A quick update on the Larrabee many-core processor that Intel says will get the standard architecture running at teraflops in the next couple of years. The cores (or tiles, which seems to be a new alternative name for the same thing) will talk to each other over a ring network, unlike the 80-core research Polaris chip that's been widely shown off.
Written by Rupert Goodwins, Contributor

A quick update on the Larrabee many-core processor that Intel says will get the standard architecture running at teraflops in the next couple of years. The cores (or tiles, which seems to be a new alternative name for the same thing) will talk to each other over a ring network, unlike the 80-core research Polaris chip that's been widely shown off.

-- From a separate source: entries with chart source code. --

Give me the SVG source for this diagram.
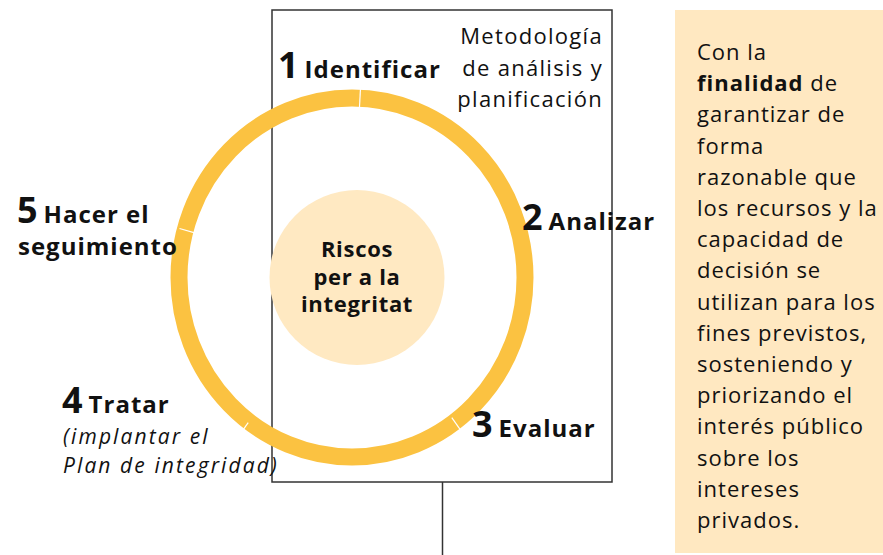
<svg xmlns="http://www.w3.org/2000/svg" width="883" height="555" viewBox="0 0 883 555">
<style>
text{font-family:"Open Sans","Noto Sans",sans-serif;fill:#111}
.num{font-size:36px;font-weight:700;letter-spacing:0}
.lbl{font-size:24px;font-weight:700;letter-spacing:1px}
.reg{font-size:22px;letter-spacing:1.3px}
.pan{font-size:22px;letter-spacing:1px}
.it{font-size:21px;font-style:italic;letter-spacing:2.1px}
.ctr{font-size:22px;font-weight:700;letter-spacing:0.7px;text-anchor:middle}
.sep{stroke:#fff;stroke-width:1.2}
</style>
<rect width="883" height="555" fill="#fff"/>
<g id="panel">
<rect x="675" y="10" width="210" height="543" fill="#FFE8C1"/>
<text class="pan" x="697" y="60">Con la</text>
<text class="pan" x="697" y="91.2"><tspan font-weight="700">finalidad</tspan> de</text>
<text class="pan" x="697" y="122.4">garantizar de</text>
<text class="pan" x="697" y="153.6">forma</text>
<text class="pan" x="697" y="184.8">razonable que</text>
<text class="pan" x="697" y="216">los recursos y la</text>
<text class="pan" x="697" y="247.2">capacidad de</text>
<text class="pan" x="697" y="278.4">decisión se</text>
<text class="pan" x="697" y="309.6">utilizan para los</text>
<text class="pan" x="697" y="340.8">fines previstos,</text>
<text class="pan" x="697" y="372">sosteniendo y</text>
<text class="pan" x="697" y="403.2">priorizando el</text>
<text class="pan" x="697" y="434.4">interés público</text>
<text class="pan" x="697" y="465.6">sobre los</text>
<text class="pan" x="697" y="496.8">intereses</text>
<text class="pan" x="697" y="528">privados.</text>
</g>
<g id="frame">
<rect x="272" y="10" width="340" height="472" fill="none" stroke="#333" stroke-width="1.5"/>
</g>
<g id="connectors">
<line x1="442.5" y1="482" x2="442.5" y2="555" stroke="#333" stroke-width="1.5"/>
</g>
<g id="cycle">
<ellipse cx="352" cy="277.5" rx="173" ry="179.5" fill="none" stroke="#FBC241" stroke-width="17"/>
<line class="sep" x1="359.5" y1="107" x2="360.5" y2="88"/>
<line class="sep" x1="179.5" y1="228.5" x2="196.5" y2="233.3"/>
<line class="sep" x1="237.8" y1="437.3" x2="248.2" y2="422.7"/>
<line class="sep" x1="451.8" y1="417.7" x2="462.2" y2="432.3"/>
</g>
<g id="center">
<circle cx="357" cy="277.5" r="87.5" fill="#FFE9C2"/>
<text class="ctr" x="357" y="257">Riscos</text>
<text class="ctr" x="357" y="284.5">per a la</text>
<text class="ctr" x="357" y="312">integritat</text>
</g>
<g id="method">
<text class="reg" x="603" y="44" text-anchor="end">Metodología</text>
<text class="reg" x="603" y="76" text-anchor="end">de análisis y</text>
<text class="reg" x="603" y="107" text-anchor="end">planificación</text>
</g>
<g id="step1">
<text x="278" y="78"><tspan class="num">1</tspan><tspan class="lbl" dx="6">Identificar</tspan></text>
</g>
<g id="step2">
<text x="522" y="230"><tspan class="num">2</tspan><tspan class="lbl" dx="6">Analizar</tspan></text>
</g>
<g id="step3">
<text x="472" y="437"><tspan class="num">3</tspan><tspan class="lbl" dx="6">Evaluar</tspan></text>
</g>
<g id="step4">
<text x="62" y="413"><tspan class="num">4</tspan><tspan class="lbl" dx="6">Tratar</tspan></text>
<text class="it" x="63" y="444">(implantar el</text>
<text class="it" x="63" y="473">Plan de integridad)</text>
</g>
<g id="step5">
<text x="17" y="223"><tspan class="num">5</tspan><tspan class="lbl" dx="6">Hacer el</tspan></text>
<text class="lbl" x="18" y="255">seguimiento</text>
</g>
</svg>
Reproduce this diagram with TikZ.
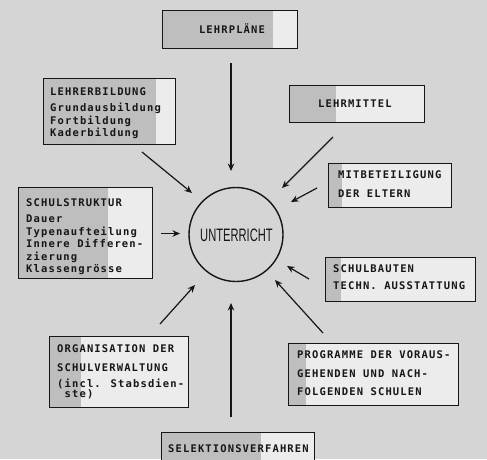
\documentclass[tikz,border=0pt]{standalone}
\usepackage{fontspec}
\usetikzlibrary{arrows.meta}
\newfontfamily\boxfont[LetterSpace=10.8]{DejaVu Sans Mono Bold}
\newfontfamily\circfont{Liberation Sans}
\definecolor{bgcol}{RGB}{213,213,213}
\definecolor{boxcol}{RGB}{236,236,236}
\definecolor{shadecol}{RGB}{190,190,190}
\definecolor{inkcol}{RGB}{22,22,22}
\tikzset{
  box/.style={draw=inkcol, line width=1.3pt, fill=boxcol, inner sep=0pt, anchor=north west},
  shaded/.style={path picture={\fill[shadecol] (path picture bounding box.south west) rectangle ([xshift=#1]path picture bounding box.north west);}},
  txt/.style={inner sep=0pt, align=left, text=inkcol, font=\boxfont\fontsize{10.5}{18.5}\selectfont},
  tight/.style={font=\boxfont\fontsize{10.5}{12.5}\selectfont},
  arr/.style={draw=inkcol, line width=1.2pt, -{Stealth[length=7.5pt,width=6.5pt]}},
}
\begin{document}
\begin{tikzpicture}[x=1pt,y=-1pt]
\fill[bgcol] (0,0) rectangle (487,459);
\useasboundingbox (0,0) rectangle (487,459);
% boxes
\node[box, shaded=110pt, minimum width=135pt, minimum height=38pt] (lp) at (162,10) {};
\node[box, shaded=112pt, minimum width=132pt, minimum height=66pt] (lb) at (43,78) {};
\node[box, shaded=46pt, minimum width=135pt, minimum height=37pt] (lm) at (289,85) {};
\node[box, shaded=13pt, minimum width=123pt, minimum height=44pt] (mb) at (328,163) {};
\node[box, shaded=89pt, minimum width=134pt, minimum height=91pt] (ss) at (18,187) {};
\node[box, shaded=15pt, minimum width=150pt, minimum height=44pt] (sb) at (325,257) {};
\node[box, shaded=31pt, minimum width=139pt, minimum height=71pt] (og) at (49,336) {};
\node[box, shaded=17pt, minimum width=170pt, minimum height=62pt] (pg) at (288,343) {};
\node[box, shaded=99pt, minimum width=153pt, minimum height=40pt] (se) at (161,432) {};
% texts (multi-line nodes anchored at the baseline of their last line)
\node[txt, anchor=base] (lpt) at (232,33.5) {LEHRPLÄNE};
\node[txt, tight, anchor=base west] (lbt) at (50,136.5) {LEHRERBILDUNG\\[3.5pt]Grundausbildung\\Fortbildung\\Kaderbildung};
\node[txt, anchor=base west] (lmt) at (318,107.5) {LEHRMITTEL};
\node[txt, anchor=base west] (mbt) at (338,197.5) {MITBETEILIGUNG\\[0.5pt]DER ELTERN};
\node[txt, tight, anchor=base west] (sst) at (26,272.5) {SCHULSTRUKTUR\\[3.5pt]Dauer\\Typenaufteilung\\Innere Differen-\\zierung\\Klassengrösse};
\node[txt, anchor=base west] (sbt) at (333,289.5) {SCHULBAUTEN\\[-1.5pt]TECHN. AUSSTATTUNG};
\node[txt, anchor=base west] (ogt) at (57,397.5) {ORGANISATION DER\\[0.5pt]SCHULVERWALTUNG\\[-2.5pt](incl. Stabsdien-\\[-8.5pt]\ ste)};
\node[txt, anchor=base west] (pgt) at (297,395.5) {PROGRAMME DER VORAUS-\\GEHENDEN UND NACH-\\FOLGENDEN SCHULEN};
\node[txt, anchor=base west] (set) at (168,452.5) {SELEKTIONSVERFAHREN};
% centre
\node[draw=inkcol, line width=1.4pt, circle, minimum size=94pt, inner sep=0pt] (U) at (236,234.5) {};
\node[text=inkcol, font=\circfont\fontsize{18}{18}\selectfont, inner sep=0pt] (Ut) at (236.5,235) {\scalebox{0.62}[1]{UNTERRICHT}};
% arrow ends
\coordinate (a1) at (231,63);  \coordinate (b1) at (231,171);
\coordinate (a2) at (142,152); \coordinate (b2) at (192,193);
\coordinate (a3) at (333,137); \coordinate (b3) at (282,188);
\coordinate (a4) at (317,188); \coordinate (b4) at (291,202);
\coordinate (a5) at (161,233.5); \coordinate (b5) at (180,233.5);
\coordinate (a6) at (309,279); \coordinate (b6) at (287,266);
\coordinate (a7) at (323,333); \coordinate (b7) at (275,280);
\coordinate (a8) at (160,324); \coordinate (b8) at (195,285);
\coordinate (a9) at (231,417); \coordinate (b9) at (231,303);
\foreach \i in {1,...,9} {\draw[arr] (a\i) -- (b\i);}
\end{tikzpicture}
\end{document}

Polaris uses a mesh, where cores can pretty much talk to any other core through a hop or two. A ring, last seen in IBM's Token Ring network, passes data in a constantly circulating pattern, each packet visiting each node in sequence before returning to its source. This has the advantage over other architectures in that the timing is exact -- you know precisely how long it will take for information to reach its destination, once you've despatched it -- but doesn't scale well. In the case of processors, a good rule of thumb is that much beyond twenty or so, you'll start to lose more than you gain.

Thus an educated guess would put the number of cores in Larrabee at twenty or fewer. We know from a couple of asides that it has 'tens' of cores, and if we're looking for a teraflops from twenty cores then that's 50 gigaflops/core - which is Moore's Lawable from here, as to the best of my knowledge (and depending on how you define a flops) you can get around 20-25 gigaflops from a current core at full canter.

Another snippet - Larrabee is definitely hetero. Not all those cores will be the same.